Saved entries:
%%
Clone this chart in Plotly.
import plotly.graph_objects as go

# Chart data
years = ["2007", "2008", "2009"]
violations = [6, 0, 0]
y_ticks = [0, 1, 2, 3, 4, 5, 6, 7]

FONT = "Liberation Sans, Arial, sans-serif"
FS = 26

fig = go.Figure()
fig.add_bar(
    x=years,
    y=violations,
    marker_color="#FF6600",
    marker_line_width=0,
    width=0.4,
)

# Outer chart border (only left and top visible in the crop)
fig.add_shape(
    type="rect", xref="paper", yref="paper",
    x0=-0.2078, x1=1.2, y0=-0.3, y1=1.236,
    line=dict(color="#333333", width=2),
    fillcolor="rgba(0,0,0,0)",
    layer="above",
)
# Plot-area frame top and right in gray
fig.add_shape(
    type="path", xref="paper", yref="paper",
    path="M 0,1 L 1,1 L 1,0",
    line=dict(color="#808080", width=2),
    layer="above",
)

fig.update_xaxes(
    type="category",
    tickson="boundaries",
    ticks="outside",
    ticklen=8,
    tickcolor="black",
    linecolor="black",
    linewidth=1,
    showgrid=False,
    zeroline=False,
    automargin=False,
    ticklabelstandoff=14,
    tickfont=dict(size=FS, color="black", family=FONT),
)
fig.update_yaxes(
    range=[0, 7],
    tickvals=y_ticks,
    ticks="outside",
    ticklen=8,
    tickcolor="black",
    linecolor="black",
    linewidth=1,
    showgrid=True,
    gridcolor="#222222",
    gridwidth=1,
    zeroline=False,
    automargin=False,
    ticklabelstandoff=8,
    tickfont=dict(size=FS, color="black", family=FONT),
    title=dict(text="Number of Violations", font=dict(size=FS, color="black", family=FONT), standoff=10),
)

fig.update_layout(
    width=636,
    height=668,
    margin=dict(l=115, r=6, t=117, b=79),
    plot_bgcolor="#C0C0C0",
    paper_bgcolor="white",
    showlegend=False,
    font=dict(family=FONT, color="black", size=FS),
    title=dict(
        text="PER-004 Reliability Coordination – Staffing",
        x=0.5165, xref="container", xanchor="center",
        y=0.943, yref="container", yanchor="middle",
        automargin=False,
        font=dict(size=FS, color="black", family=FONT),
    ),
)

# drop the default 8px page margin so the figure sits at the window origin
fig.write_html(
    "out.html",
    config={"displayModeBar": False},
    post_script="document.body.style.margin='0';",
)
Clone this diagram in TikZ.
%%
Pick each line holding the word "Clone" out of the listing.

Clone this chart in Plotly.
Clone this diagram in TikZ.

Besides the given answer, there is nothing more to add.